JACKSONVILLE, Fla. -- Prior to the start of the 2016 season, when local media were predicting the Jacksonville Jaguars' final record for this season, the general consensus was that the Jaguars would win between six and eight games.
That would be the best mark in the Gus Bradley era, which has seen just four, three and five wins, respectively, the first three years.
But with a strong returning offense and what looked to be a considerably better defense, there was cause for optimism.
Most predicted that the Jaguars would be better, which meant more than the previous year's total of five wins. Coupled with the notion that the AFC South Division looked mediocre, an 8-8 record, maybe higher, seemed within reach.
The notion that the division would be mediocre was correct. The other three members of the AFC South all have 6-6 records with four games left in the regular season. Jacksonville and Houston both play three division games in the final four weeks while Indianapolis and Tennessee play two each. It had all the makings of a great finish for those four teams.

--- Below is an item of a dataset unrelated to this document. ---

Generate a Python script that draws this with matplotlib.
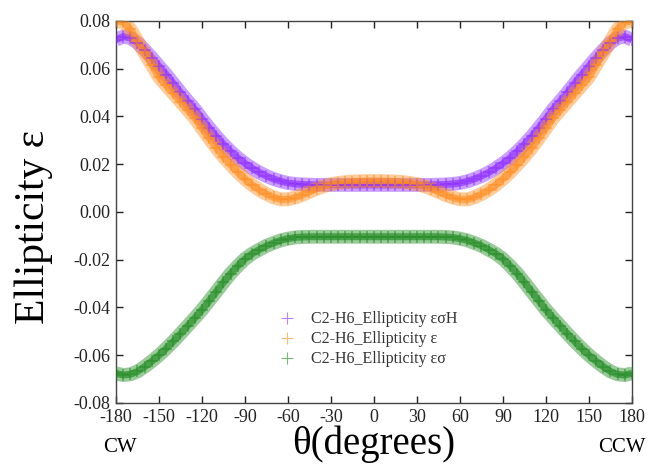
import matplotlib
matplotlib.use("Agg")
import matplotlib.pyplot as plt
import numpy as np

plt.rcParams["font.family"] = ["Liberation Serif", "DejaVu Serif"]
plt.rcParams["axes.unicode_minus"] = False

# rotation angle (degrees), read every 5 degrees
theta = [
    -180, -175, -170, -165, -160, -155, -150, -145, -140, -135, -130, -125,
    -120, -115, -110, -105, -100, -95, -90, -85, -80, -75, -70, -65,
    -60, -55, -50, -45, -40, -35, -30, -25, -20, -15, -10, -5,
    0, 5, 10, 15, 20, 25, 30, 35, 40, 45, 50, 55,
    60, 65, 70, 75, 80, 85, 90, 95, 100, 105, 110, 115,
    120, 125, 130, 135, 140, 145, 150, 155, 160, 165, 170, 175, 180,
]

eps_sigma_h = [
    0.0721, 0.0734, 0.0728, 0.0708, 0.0678, 0.0645, 0.0610, 0.0575, 0.0538, 0.0500, 0.0464, 0.0430,
    0.0390, 0.0352, 0.0316, 0.0283, 0.0253, 0.0226, 0.0203, 0.0183, 0.0165, 0.0150, 0.0138, 0.0128,
    0.0121, 0.0117, 0.0115, 0.0114, 0.0113, 0.0113, 0.0113, 0.0113, 0.0113, 0.0113, 0.0113, 0.0113,
    0.0113, 0.0113, 0.0113, 0.0113, 0.0113, 0.0113, 0.0113, 0.0113, 0.0113, 0.0114, 0.0115, 0.0117,
    0.0121, 0.0128, 0.0138, 0.0150, 0.0165, 0.0183, 0.0203, 0.0226, 0.0253, 0.0283, 0.0316, 0.0352,
    0.0390, 0.0430, 0.0464, 0.0500, 0.0538, 0.0575, 0.0610, 0.0645, 0.0678, 0.0708, 0.0728, 0.0734, 0.0721,
]

eps = [
    0.0800, 0.0795, 0.0765, 0.0715, 0.0665, 0.0615, 0.0565, 0.0530, 0.0496, 0.0462, 0.0427, 0.0393,
    0.0350, 0.0308, 0.0268, 0.0231, 0.0198, 0.0166, 0.0138, 0.0113, 0.0092, 0.0075, 0.0061, 0.0052,
    0.0053, 0.0060, 0.0071, 0.0084, 0.0097, 0.0108, 0.0116, 0.0121, 0.0125, 0.0127, 0.0128, 0.0129,
    0.0129, 0.0129, 0.0128, 0.0127, 0.0125, 0.0121, 0.0116, 0.0108, 0.0097, 0.0084, 0.0071, 0.0060,
    0.0053, 0.0052, 0.0061, 0.0075, 0.0092, 0.0113, 0.0138, 0.0166, 0.0198, 0.0231, 0.0268, 0.0308,
    0.0350, 0.0393, 0.0427, 0.0462, 0.0496, 0.0530, 0.0565, 0.0615, 0.0665, 0.0715, 0.0765, 0.0795, 0.0800,
]

eps_sigma = [
    -0.0676, -0.0683, -0.0680, -0.0668, -0.0648, -0.0625, -0.0600, -0.0572, -0.0542, -0.0510, -0.0477, -0.0444,
    -0.0410, -0.0372, -0.0334, -0.0295, -0.0258, -0.0226, -0.0197, -0.0175, -0.0158, -0.0142, -0.0130, -0.0119,
    -0.0112, -0.0107, -0.0105, -0.0104, -0.0104, -0.0104, -0.0104, -0.0104, -0.0104, -0.0104, -0.0104, -0.0104,
    -0.0104, -0.0104, -0.0104, -0.0104, -0.0104, -0.0104, -0.0104, -0.0104, -0.0104, -0.0104, -0.0105, -0.0107,
    -0.0112, -0.0119, -0.0130, -0.0142, -0.0158, -0.0175, -0.0197, -0.0226, -0.0258, -0.0295, -0.0334, -0.0372,
    -0.0410, -0.0444, -0.0477, -0.0510, -0.0542, -0.0572, -0.0600, -0.0625, -0.0648, -0.0668, -0.0680, -0.0683, -0.0676,
]

labels = [
    "C2-H6_Ellipticity εσH",
    "C2-H6_Ellipticity ε",
    "C2-H6_Ellipticity εσ",
]
colors = ["#8c2bff", "#ff8c1f", "#1f8a1f"]

xticks = np.arange(-180, 181, 30)
yticks = np.arange(-0.08, 0.081, 0.02)


def main() -> None:
    fig = plt.figure(figsize=(6.59, 4.73), dpi=100)
    ax = fig.add_axes([0.176, 0.148, 0.783, 0.808])

    for ys, col, lab in zip([eps_sigma_h, eps, eps_sigma], colors, labels):
        # wide translucent band under dense + markers
        ax.plot(theta, ys, color=col, linewidth=10, alpha=0.45, solid_capstyle="butt", zorder=2)
        ax.plot(theta, ys, color=col, linewidth=5, alpha=0.65, solid_capstyle="butt", zorder=2)
        ax.plot(theta, ys, linestyle="none", marker="+", markersize=9, markeredgewidth=1.2,
                color=col, alpha=0.55, zorder=3)
        ax.plot([], [], linestyle="none", marker="+", markersize=8, markeredgewidth=0.8,
                color=col, alpha=0.6, label=lab)

    ax.set_xlim(-180, 180)
    ax.set_ylim(-0.08, 0.08)
    ax.set_xticks(xticks)
    ax.set_yticks(yticks)
    ax.set_yticklabels([f"{v:.2f}" for v in yticks])
    ax.tick_params(direction="in", length=5, width=1, top=True, right=True,
                   labelsize=13, colors="#222222", pad=4)
    for sp in ax.spines.values():
        sp.set_color("#444444")
        sp.set_linewidth(1)

    ax.set_ylabel("Ellipticity ε", fontsize=30)
    ax.yaxis.set_label_coords(-0.122, 0.46)
    ax.set_xlabel("θ(degrees)", fontsize=28)
    ax.xaxis.set_label_coords(0.5, -0.06)

    fig.text(103 / 659, 1 - 447 / 473, "CW", fontsize=15, ha="left", va="center")
    fig.text(646 / 659, 1 - 447 / 473, "CCW", fontsize=15, ha="right", va="center")

    leg = ax.legend(loc="upper left", bbox_to_anchor=(0.313, 0.24), frameon=False,
                    fontsize=11.5, handlelength=1.2, handletextpad=0.9, labelspacing=0.25,
                    borderpad=0, borderaxespad=0)
    for t in leg.get_texts():
        t.set_color("#333333")

    fig.savefig("out.png", dpi=100)
    plt.close(fig)


if __name__ == "__main__":
    main()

The Jaguars' home game against the Minnesota Vikings was expected to mean something.
That is until the Jaguars failed to hold up their end.
With their horrendous 2-10 record, the Jaguars have been officially eliminated from title consideration. Even if they were to sweep their final four games, the best they could finish would be 6-10. With the other three teams having several games between them, at least one of them is guaranteed to finish with seven wins.

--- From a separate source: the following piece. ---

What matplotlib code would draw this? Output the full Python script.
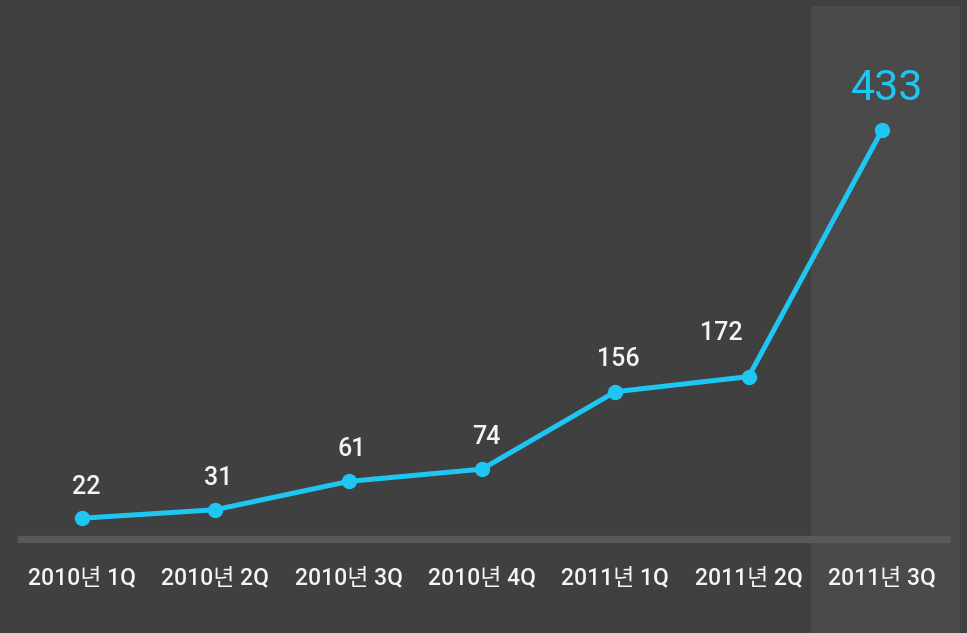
import matplotlib
matplotlib.use("Agg")
import matplotlib.pyplot as plt
from matplotlib.patches import Rectangle

categories = ["2010년 1Q", "2010년 2Q", "2010년 3Q", "2010년 4Q", "2011년 1Q", "2011년 2Q", "2011년 3Q"]
values = [22, 31, 61, 74, 156, 172, 433]
value_labels = ["22", "31", "61", "74", "156", "172", "433"]

# label offsets in pixels (style only)
label_offsets = [(4, 31), (3, 32), (3, 32), (4, 32), (3, 33), (-27, 44), (5, 42)]

BG = "#404040"
BAND = "#4a4a4a"
AXIS = "#595959"
CYAN = "#1fc6f2"
TXT = "#f4f4f4"
FONT = ["Roboto", "Noto Sans CJK KR", "DejaVu Sans"]

plt.rcParams['font.family'] = FONT

fig = plt.figure(figsize=(9.67, 6.33), dpi=100, facecolor=BG)
ax = fig.add_axes([0, 0, 1, 1])
ax.set_facecolor(BG)
ax.set_xlim(-0.615, 6.6375)
ax.set_ylim(-99.6, 571.0)
ax.axis("off")

x = list(range(len(values)))
# highlight band behind last category
ax.add_patch(Rectangle((5.4675, -200), 1.1175, 564.6 + 200, facecolor=BAND, edgecolor="none", zorder=0))
# baseline
ax.plot([-0.4875, 6.51], [0, 0], color=AXIS, lw=5.2, solid_capstyle="butt", zorder=1)

ax.plot(x, values, color=CYAN, lw=3.6, marker="o", markersize=10, zorder=3,
        solid_capstyle="round", solid_joinstyle="round")

for i, (v, lab) in enumerate(zip(values, value_labels)):
    dx, dy = label_offsets[i]
    last = i == len(values) - 1
    ax.annotate(lab, (i, v), xytext=(dx, dy), textcoords="offset pixels",
                ha="center", va="center",
                color=CYAN if last else TXT,
                fontsize=31 if last else 18,
                fontweight="normal" if last else "medium",
                family=FONT, zorder=4)

for i, c in enumerate(categories):
    ax.annotate(c, (i, 0), xytext=(0, -39), textcoords="offset pixels",
                ha="center", va="center", color=TXT, fontsize=16.5,
                fontweight="medium", family=FONT)

fig.savefig("out.png", dpi=100, facecolor=BG)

Bottom line is that the Jaguars wasted an opportunity to be a title contender while just being average. At season's end, they'll look back and grimace at the seven-game (maybe longer after Sunday) losing streak. In each of their last five games (all losses by 10 points or less), they had possession in the final three minutes and could have either tied the game or taken the lead with a touchdown.
That's how close the Jaguars were to winning any of those five games. Granted they would have needed four victories in the five-game stretch to create a four-way tie for first place with four games left to play.
The difference between the Jaguars and the other three teams is that the Jaguars continue to find ways to beat themselves. Much of it starts with turning the ball over, and it ends with the Jaguars' inability to create turnovers on defense.
They are still stuck on three interceptions for the year, all of which came in the first four weeks of the season. And yet, the Jaguars' secondary and pass rush have been good enough for Jacksonville to rank second in fewest passing yards allowed. It would seem the secondary would have picked off at least one pass in the 233 passes thrown by opponents in the last eight games.
It's been similar regarding fumbles. The Jaguars recovered a fumble in two of its first three games and pounced on a pair of fumbles by the Detroit Lions in Week 11. The Jaguars have been without a fumble recovery in the other nine games.
They haven't had many chances. Five times, their opponent fumbled once but recovered it. The other four opponents didn't fumble at all, suggesting the defense isn't doing enough to cause fumbles.
On the flip side, Jacksonville has been more than willing to cough up the ball. Blake Bortles has not only thrown 15 interceptions, but three of them have been returned for touchdowns. The Jaguars have fumbled 19 times in 12 games, losing the ball on 10 occasions. That's 25 turnovers for Jacksonville compared with just seven for its opponents. The minus-18 turnover margin is easily the worst in the league.
All four of Jacksonville's remaining have 6-6 records heading into the last quarter of the regular season. All four teams are still in position to win a division title, leaving Jacksonville with nothing but a spoiler's tag.
The Jaguars hold a win already over Indianapolis but have lost to the Titans (by 14) and to the Texans (by three).
Without a clean sweep, the best Jacksonville can do is match last year's record of 5-13. Anything less than that would match one of the three previous year's mark of two, three or four wins.
When team owner Shad Khan gave Bradley a one-year extension on his contract during the offseason, he threw in a stipulation that he expected the Jaguars to show improvement and be a contender. The latter hope has already vanished, and the Jaguars won't be able to claim improvement unless they sweep their remaining four games.
Bottom line is Bradley will likely get a pink slip from Khan at season's end.
SERIES HISTORY: Sixth meeting, Minnesota leads the series 4-1. Jacksonville's only win came in 2001, 33-3 in Minneapolis. The Jaguars have never beaten the Vikings in Jacksonville, one of just two NFL teams (New England is the other) that the Jaguars have not beaten at home. Last meeting between the teams was on Sept. 9, 2012, in Minneapolis with the Vikings winning 26-23 in overtime.